--- BEGIN ---
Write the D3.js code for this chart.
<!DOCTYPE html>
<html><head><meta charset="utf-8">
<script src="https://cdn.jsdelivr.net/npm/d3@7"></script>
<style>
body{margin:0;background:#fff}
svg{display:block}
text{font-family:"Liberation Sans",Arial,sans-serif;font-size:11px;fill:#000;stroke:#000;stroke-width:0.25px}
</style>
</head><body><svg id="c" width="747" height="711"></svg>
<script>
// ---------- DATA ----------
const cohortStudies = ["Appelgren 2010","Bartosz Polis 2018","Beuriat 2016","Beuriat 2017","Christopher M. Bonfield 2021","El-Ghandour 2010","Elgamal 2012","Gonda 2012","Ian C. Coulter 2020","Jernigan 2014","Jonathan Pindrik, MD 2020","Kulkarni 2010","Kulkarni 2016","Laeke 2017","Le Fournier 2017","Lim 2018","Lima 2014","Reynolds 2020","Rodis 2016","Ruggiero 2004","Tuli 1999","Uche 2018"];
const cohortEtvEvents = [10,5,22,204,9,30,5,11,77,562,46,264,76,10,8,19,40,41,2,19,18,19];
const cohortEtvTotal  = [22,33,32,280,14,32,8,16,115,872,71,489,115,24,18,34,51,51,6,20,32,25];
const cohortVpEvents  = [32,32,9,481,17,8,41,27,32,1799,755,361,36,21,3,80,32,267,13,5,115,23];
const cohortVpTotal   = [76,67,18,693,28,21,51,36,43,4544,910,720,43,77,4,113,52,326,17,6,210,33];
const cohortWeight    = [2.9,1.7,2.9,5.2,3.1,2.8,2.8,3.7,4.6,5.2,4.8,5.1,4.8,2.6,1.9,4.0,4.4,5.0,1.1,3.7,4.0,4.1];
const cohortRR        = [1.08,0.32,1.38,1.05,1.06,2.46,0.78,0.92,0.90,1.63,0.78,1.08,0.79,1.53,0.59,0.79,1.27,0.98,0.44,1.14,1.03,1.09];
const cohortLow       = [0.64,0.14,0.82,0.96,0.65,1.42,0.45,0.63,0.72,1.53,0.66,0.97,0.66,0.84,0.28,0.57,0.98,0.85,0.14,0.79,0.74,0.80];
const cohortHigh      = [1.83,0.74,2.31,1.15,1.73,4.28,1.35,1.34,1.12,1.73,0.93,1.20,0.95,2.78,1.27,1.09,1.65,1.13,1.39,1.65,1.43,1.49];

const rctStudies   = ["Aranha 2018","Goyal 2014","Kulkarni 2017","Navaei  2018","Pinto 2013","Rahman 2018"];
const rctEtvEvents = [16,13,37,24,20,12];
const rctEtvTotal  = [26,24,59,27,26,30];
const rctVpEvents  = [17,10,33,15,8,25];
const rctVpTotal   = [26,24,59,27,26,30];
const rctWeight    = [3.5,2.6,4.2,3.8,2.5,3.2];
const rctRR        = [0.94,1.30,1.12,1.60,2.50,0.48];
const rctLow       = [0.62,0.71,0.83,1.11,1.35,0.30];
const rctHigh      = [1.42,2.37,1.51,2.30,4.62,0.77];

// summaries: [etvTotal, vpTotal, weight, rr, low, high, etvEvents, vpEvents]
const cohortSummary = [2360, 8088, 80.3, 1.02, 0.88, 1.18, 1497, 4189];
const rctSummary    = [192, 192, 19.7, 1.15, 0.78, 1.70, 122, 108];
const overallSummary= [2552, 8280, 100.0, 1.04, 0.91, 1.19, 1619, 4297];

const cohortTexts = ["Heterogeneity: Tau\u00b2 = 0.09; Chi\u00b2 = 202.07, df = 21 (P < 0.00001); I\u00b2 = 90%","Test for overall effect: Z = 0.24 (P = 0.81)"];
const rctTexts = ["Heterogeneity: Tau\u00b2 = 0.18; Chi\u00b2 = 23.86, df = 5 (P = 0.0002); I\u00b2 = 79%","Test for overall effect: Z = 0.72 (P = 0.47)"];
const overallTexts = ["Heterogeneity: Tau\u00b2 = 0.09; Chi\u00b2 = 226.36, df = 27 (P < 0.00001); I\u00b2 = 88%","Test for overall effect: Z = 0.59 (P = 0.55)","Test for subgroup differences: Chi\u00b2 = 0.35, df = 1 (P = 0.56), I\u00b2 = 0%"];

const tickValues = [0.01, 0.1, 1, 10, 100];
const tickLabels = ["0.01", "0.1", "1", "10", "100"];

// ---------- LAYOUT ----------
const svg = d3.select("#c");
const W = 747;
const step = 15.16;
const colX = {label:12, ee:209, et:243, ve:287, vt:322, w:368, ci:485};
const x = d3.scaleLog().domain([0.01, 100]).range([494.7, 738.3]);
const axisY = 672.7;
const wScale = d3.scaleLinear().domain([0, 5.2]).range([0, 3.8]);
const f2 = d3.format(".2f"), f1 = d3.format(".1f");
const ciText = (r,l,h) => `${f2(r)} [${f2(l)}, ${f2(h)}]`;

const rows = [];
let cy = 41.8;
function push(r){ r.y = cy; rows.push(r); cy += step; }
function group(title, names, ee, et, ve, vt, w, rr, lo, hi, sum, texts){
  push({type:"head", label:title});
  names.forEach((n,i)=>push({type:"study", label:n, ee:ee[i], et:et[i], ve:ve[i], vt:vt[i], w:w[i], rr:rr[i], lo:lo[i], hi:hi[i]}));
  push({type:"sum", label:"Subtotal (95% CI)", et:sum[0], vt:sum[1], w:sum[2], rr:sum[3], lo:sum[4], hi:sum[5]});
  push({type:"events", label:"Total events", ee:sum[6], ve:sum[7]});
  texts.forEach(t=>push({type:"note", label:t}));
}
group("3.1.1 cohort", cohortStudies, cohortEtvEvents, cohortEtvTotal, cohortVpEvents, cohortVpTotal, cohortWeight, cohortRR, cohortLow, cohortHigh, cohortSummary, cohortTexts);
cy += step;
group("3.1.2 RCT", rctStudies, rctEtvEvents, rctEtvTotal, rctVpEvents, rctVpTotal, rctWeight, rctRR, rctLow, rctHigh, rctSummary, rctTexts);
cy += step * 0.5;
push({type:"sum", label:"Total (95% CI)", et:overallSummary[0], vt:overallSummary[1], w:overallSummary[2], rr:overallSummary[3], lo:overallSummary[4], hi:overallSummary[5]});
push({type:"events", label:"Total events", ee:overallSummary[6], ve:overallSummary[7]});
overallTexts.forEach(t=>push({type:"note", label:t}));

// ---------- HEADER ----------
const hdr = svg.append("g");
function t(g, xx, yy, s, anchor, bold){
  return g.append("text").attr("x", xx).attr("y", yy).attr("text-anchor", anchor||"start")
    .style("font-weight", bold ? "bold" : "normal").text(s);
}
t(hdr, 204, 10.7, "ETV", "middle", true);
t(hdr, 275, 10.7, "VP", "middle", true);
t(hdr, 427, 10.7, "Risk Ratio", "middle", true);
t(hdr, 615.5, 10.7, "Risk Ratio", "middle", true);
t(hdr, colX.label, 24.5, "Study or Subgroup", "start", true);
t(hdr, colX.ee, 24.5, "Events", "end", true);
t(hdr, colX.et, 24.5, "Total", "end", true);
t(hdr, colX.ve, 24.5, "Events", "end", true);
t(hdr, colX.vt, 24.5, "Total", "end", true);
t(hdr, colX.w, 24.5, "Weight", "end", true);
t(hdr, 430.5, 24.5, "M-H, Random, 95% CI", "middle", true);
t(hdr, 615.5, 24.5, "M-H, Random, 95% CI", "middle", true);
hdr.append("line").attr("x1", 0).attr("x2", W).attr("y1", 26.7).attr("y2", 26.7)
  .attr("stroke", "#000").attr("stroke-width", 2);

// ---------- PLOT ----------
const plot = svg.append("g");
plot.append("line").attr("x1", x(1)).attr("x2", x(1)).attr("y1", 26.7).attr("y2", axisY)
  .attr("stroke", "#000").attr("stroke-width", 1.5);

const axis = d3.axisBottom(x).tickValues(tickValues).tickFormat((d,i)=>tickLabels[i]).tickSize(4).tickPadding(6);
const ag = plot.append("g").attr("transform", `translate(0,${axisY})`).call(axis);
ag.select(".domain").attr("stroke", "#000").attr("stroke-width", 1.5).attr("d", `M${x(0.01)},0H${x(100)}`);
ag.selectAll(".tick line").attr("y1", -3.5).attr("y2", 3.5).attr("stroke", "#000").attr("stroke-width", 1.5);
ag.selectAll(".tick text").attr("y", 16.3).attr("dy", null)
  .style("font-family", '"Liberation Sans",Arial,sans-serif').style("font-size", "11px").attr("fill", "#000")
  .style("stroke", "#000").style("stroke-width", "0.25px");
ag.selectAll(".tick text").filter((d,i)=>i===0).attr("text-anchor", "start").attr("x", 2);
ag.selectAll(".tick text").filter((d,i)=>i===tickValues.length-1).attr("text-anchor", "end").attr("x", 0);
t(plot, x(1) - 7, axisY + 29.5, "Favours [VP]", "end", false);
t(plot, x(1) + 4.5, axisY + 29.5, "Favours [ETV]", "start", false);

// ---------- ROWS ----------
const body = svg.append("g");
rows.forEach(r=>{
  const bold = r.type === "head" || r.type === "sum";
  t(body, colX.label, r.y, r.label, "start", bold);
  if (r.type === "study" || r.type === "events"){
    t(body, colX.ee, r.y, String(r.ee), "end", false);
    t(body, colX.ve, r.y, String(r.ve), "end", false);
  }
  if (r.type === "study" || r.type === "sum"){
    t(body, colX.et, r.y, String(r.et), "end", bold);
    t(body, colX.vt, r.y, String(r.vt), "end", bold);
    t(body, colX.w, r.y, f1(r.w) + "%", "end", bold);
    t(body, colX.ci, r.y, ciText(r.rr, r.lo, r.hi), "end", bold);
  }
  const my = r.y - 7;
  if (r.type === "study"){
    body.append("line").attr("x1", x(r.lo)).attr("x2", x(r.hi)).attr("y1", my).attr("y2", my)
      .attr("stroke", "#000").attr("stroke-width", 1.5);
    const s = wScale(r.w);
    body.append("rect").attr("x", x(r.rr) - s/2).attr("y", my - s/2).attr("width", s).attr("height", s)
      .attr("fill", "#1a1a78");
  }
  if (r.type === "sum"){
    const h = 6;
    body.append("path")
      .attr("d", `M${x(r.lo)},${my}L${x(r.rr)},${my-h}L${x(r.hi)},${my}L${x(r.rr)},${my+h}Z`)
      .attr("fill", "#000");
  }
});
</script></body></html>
--- END ---
--- BEGIN ---
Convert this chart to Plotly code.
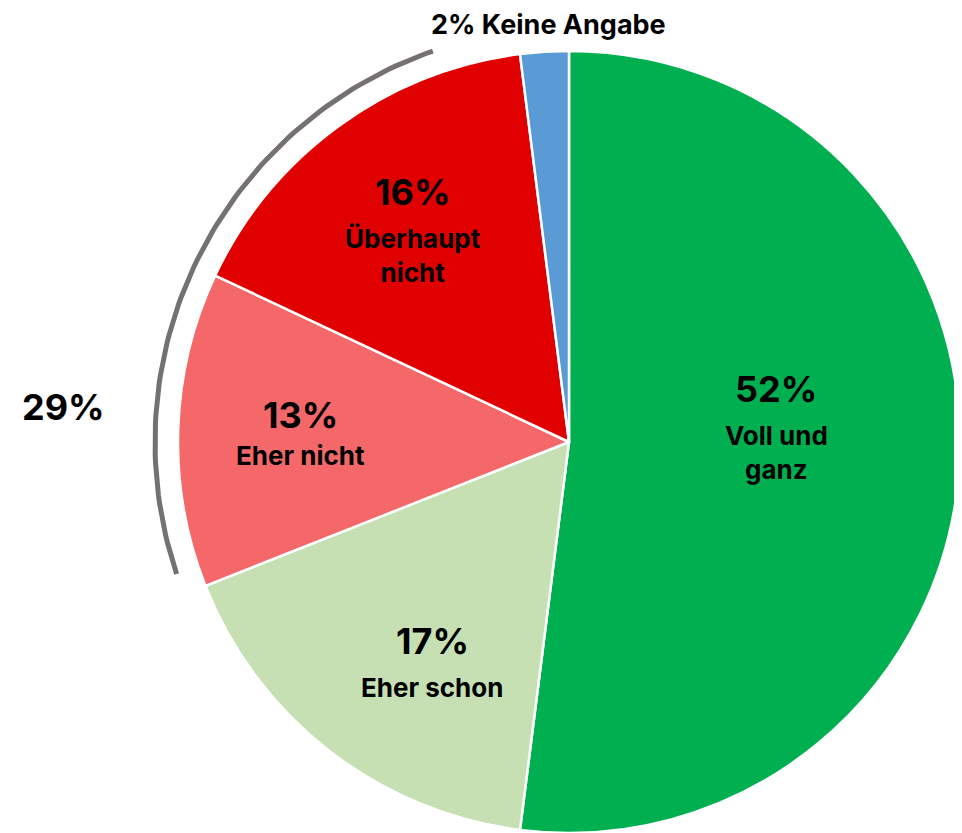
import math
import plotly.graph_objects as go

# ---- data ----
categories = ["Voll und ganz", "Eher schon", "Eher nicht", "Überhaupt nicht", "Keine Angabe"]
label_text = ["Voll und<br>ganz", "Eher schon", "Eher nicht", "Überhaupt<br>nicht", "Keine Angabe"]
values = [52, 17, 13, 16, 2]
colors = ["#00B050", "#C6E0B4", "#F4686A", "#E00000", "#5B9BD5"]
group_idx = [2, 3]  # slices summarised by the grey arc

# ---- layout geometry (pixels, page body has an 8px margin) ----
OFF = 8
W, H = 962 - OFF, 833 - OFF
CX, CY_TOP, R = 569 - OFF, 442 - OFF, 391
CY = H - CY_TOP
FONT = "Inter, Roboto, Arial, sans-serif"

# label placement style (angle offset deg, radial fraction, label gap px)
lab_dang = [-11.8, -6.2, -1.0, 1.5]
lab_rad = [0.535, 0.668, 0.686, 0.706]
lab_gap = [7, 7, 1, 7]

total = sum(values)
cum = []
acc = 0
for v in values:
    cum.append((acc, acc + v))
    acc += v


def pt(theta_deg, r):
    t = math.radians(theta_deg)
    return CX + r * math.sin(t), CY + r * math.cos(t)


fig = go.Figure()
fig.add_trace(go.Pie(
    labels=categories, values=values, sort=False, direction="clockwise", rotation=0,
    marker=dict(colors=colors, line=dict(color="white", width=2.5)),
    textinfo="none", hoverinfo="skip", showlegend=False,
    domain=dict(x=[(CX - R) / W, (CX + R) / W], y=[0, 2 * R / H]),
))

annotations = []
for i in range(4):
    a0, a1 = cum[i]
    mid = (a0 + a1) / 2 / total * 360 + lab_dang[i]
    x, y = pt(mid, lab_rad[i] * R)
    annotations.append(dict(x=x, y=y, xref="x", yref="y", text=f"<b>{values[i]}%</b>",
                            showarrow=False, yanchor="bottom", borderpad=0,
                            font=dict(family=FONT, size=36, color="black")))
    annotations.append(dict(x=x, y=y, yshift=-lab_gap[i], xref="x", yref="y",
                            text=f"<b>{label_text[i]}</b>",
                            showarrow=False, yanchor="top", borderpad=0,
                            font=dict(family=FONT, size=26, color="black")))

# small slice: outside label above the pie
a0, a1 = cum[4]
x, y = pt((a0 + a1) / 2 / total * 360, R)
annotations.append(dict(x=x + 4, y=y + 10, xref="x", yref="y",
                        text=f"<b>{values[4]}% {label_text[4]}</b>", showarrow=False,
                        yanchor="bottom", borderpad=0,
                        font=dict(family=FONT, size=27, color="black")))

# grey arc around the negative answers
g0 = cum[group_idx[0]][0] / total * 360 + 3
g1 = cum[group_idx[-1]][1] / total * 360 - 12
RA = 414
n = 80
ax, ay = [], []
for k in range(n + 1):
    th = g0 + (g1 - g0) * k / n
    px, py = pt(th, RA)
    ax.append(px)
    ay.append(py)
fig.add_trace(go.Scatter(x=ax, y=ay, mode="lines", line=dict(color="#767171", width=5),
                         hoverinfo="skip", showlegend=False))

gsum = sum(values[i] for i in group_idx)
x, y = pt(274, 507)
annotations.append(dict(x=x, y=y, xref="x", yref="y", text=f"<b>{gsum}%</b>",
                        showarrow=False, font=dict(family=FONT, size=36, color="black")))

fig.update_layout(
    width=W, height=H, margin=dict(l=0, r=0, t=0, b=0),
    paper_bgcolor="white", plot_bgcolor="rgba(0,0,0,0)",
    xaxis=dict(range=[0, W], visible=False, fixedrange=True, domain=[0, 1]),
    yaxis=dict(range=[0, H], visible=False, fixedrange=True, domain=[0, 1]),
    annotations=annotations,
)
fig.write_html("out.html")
--- END ---
--- BEGIN ---
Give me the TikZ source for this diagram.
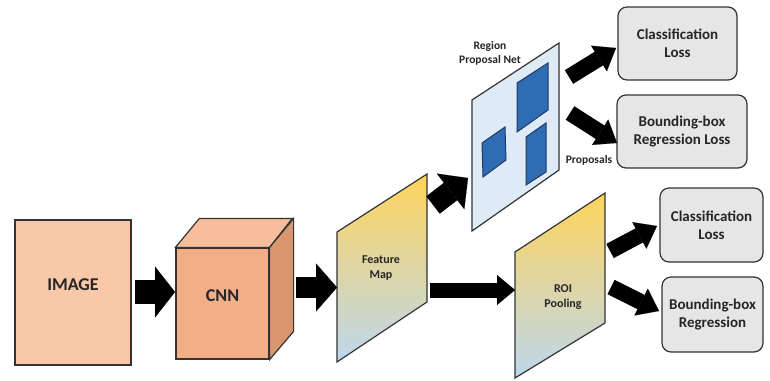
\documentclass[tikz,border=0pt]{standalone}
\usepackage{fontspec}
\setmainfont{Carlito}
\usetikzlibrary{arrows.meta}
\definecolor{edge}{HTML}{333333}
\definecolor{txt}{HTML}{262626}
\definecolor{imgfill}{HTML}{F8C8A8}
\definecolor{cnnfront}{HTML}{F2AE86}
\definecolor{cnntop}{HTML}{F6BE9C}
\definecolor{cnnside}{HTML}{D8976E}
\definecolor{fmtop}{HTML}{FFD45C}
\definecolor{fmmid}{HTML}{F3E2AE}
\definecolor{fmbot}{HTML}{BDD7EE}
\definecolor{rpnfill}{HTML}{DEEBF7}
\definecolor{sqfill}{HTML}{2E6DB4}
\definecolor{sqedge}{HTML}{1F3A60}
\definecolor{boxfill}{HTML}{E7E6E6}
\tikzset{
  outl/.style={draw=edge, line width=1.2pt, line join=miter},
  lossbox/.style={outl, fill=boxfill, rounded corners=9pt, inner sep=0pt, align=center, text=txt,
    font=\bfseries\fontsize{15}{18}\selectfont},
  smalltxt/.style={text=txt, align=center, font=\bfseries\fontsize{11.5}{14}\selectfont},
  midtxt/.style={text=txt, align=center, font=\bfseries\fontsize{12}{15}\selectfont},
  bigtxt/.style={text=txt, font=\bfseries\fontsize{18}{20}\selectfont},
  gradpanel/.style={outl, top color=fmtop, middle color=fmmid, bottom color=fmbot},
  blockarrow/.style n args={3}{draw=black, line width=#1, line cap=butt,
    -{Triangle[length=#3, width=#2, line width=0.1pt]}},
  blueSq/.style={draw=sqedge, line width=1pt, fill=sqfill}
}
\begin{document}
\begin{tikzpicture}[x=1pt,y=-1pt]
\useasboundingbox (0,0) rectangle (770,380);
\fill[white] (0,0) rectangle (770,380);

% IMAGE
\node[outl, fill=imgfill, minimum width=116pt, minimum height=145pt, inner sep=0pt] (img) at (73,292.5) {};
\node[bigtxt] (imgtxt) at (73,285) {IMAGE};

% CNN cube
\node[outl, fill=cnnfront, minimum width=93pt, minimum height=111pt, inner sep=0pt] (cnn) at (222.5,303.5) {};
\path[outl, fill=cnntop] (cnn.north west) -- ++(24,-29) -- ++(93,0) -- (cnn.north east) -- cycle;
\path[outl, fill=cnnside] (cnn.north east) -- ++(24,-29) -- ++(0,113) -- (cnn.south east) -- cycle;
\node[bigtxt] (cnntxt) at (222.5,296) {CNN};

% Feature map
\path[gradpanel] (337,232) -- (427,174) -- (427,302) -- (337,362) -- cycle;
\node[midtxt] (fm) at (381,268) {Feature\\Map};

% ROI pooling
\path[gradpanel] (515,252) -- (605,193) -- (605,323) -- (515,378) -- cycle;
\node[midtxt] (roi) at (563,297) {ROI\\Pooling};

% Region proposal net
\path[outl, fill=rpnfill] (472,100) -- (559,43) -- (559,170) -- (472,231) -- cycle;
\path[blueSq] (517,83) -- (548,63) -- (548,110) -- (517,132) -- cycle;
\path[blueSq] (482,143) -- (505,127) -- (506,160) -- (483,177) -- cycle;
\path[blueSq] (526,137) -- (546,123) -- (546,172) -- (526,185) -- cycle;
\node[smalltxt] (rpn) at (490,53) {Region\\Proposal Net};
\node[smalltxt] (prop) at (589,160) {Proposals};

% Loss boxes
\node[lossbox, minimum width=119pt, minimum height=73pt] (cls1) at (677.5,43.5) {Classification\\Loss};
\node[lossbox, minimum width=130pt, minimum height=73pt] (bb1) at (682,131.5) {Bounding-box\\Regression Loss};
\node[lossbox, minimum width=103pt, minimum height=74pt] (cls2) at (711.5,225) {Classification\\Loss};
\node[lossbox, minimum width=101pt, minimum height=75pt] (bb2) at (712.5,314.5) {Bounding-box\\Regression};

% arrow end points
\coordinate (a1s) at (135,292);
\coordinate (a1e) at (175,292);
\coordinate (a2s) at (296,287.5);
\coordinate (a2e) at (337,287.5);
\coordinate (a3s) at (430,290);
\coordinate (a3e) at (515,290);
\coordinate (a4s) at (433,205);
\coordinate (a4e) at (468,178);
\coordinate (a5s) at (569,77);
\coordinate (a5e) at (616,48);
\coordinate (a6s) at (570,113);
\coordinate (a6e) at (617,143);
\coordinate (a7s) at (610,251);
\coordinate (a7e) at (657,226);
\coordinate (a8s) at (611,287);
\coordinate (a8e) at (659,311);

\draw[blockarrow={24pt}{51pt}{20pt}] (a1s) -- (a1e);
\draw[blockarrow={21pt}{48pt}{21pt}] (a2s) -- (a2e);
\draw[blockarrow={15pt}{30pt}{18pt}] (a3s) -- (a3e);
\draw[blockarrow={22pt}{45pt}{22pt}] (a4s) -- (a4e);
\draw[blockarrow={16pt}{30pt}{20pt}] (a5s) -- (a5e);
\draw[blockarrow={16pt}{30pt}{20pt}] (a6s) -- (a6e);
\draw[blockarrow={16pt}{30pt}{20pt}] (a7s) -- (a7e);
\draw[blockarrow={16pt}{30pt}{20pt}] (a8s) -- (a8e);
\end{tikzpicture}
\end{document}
--- END ---
- TASK BRIEF
From the listing above, repeat only the lines between the line containing "Convert this chart to Plotly code." and the line containing "group_idx = [2, 3]", those two included. Pictures are not part of the copy.

- RESPONSE TO THE EXERCISE
Convert this chart to Plotly code.
import math
import plotly.graph_objects as go

# ---- data ----
categories = ["Voll und ganz", "Eher schon", "Eher nicht", "Überhaupt nicht", "Keine Angabe"]
label_text = ["Voll und<br>ganz", "Eher schon", "Eher nicht", "Überhaupt<br>nicht", "Keine Angabe"]
values = [52, 17, 13, 16, 2]
colors = ["#00B050", "#C6E0B4", "#F4686A", "#E00000", "#5B9BD5"]
group_idx = [2, 3]  # slices summarised by the grey arc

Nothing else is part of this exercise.